## WHAT IS ASKED
Your output must consist solely of the lines from the "Emit a Python" line through the "from matplotlib.lines import Line2D" line, exactly as written, without images.

(Figure scripts)
== == ==
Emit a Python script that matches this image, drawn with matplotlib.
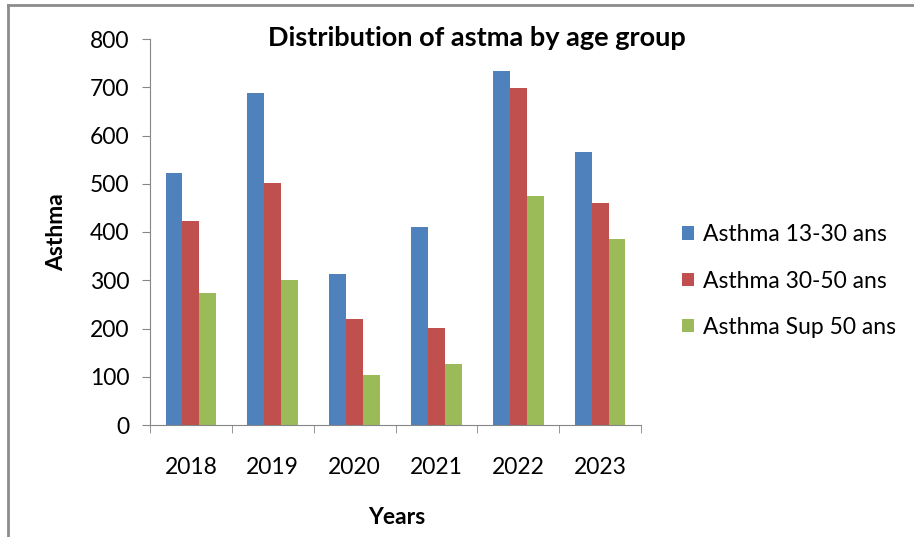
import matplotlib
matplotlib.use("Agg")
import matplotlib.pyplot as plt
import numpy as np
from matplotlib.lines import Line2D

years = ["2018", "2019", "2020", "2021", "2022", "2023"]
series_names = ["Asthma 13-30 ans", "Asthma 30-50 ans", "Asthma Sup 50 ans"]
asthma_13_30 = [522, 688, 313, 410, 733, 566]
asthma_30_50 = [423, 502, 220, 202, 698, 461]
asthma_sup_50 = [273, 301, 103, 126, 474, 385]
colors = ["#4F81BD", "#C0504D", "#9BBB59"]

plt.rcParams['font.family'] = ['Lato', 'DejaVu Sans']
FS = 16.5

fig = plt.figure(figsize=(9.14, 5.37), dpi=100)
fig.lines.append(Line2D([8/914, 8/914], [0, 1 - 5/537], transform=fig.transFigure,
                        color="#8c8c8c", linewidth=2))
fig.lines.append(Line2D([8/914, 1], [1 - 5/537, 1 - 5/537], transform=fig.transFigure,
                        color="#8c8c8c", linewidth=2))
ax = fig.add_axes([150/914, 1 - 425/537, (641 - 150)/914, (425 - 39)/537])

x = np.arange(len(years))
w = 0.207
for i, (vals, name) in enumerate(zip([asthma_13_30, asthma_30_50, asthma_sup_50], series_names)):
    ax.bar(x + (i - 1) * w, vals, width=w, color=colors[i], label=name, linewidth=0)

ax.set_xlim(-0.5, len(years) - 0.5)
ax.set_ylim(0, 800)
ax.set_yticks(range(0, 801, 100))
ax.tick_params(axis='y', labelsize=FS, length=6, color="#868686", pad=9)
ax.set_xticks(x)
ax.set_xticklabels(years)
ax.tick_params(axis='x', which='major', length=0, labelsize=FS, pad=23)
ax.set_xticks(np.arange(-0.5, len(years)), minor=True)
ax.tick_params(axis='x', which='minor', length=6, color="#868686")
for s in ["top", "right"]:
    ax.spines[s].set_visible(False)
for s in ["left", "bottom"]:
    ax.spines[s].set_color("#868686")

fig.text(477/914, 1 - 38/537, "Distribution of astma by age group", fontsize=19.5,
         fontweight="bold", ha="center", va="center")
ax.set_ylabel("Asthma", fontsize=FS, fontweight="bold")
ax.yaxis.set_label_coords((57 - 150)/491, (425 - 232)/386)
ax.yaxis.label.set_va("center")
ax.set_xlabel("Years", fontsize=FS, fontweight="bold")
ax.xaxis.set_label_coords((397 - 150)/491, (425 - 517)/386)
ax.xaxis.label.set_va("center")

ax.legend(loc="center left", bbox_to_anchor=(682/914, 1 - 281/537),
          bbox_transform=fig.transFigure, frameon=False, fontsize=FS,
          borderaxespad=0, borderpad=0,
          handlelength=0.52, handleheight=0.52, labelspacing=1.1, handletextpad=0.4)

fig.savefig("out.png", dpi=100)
== == ==
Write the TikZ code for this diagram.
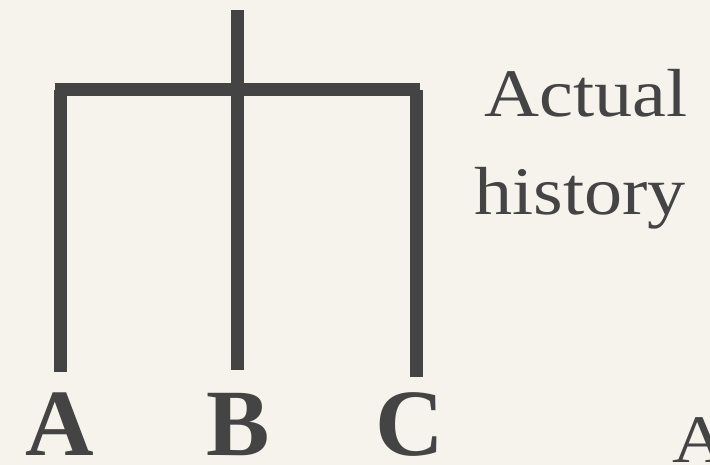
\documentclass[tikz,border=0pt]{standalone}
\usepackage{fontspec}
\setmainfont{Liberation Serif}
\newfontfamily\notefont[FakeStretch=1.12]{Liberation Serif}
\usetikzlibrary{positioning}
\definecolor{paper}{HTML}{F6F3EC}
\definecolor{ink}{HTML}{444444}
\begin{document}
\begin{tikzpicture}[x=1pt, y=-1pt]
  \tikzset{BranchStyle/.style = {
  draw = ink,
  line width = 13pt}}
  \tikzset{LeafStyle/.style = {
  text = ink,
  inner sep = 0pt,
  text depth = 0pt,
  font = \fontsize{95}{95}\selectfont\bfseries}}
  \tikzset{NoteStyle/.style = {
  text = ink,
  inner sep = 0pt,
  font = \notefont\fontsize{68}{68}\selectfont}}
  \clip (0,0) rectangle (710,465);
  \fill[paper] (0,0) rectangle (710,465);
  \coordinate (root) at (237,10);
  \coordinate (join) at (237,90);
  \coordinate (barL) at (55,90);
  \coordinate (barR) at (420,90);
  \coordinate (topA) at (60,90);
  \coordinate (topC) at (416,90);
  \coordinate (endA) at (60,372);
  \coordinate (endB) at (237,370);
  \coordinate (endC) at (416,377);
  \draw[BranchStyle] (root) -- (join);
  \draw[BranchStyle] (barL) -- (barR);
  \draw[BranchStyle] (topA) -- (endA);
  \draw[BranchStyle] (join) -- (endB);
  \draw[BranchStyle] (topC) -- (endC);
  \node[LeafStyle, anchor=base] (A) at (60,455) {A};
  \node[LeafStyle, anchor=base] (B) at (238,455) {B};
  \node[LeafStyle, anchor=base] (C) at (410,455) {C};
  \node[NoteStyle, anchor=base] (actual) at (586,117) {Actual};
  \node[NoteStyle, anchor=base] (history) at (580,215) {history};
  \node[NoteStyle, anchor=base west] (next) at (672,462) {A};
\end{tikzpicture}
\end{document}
== == ==
## FULL OUTPUT
Emit a Python script that matches this image, drawn with matplotlib.
import matplotlib
matplotlib.use("Agg")
import matplotlib.pyplot as plt
import numpy as np
from matplotlib.lines import Line2D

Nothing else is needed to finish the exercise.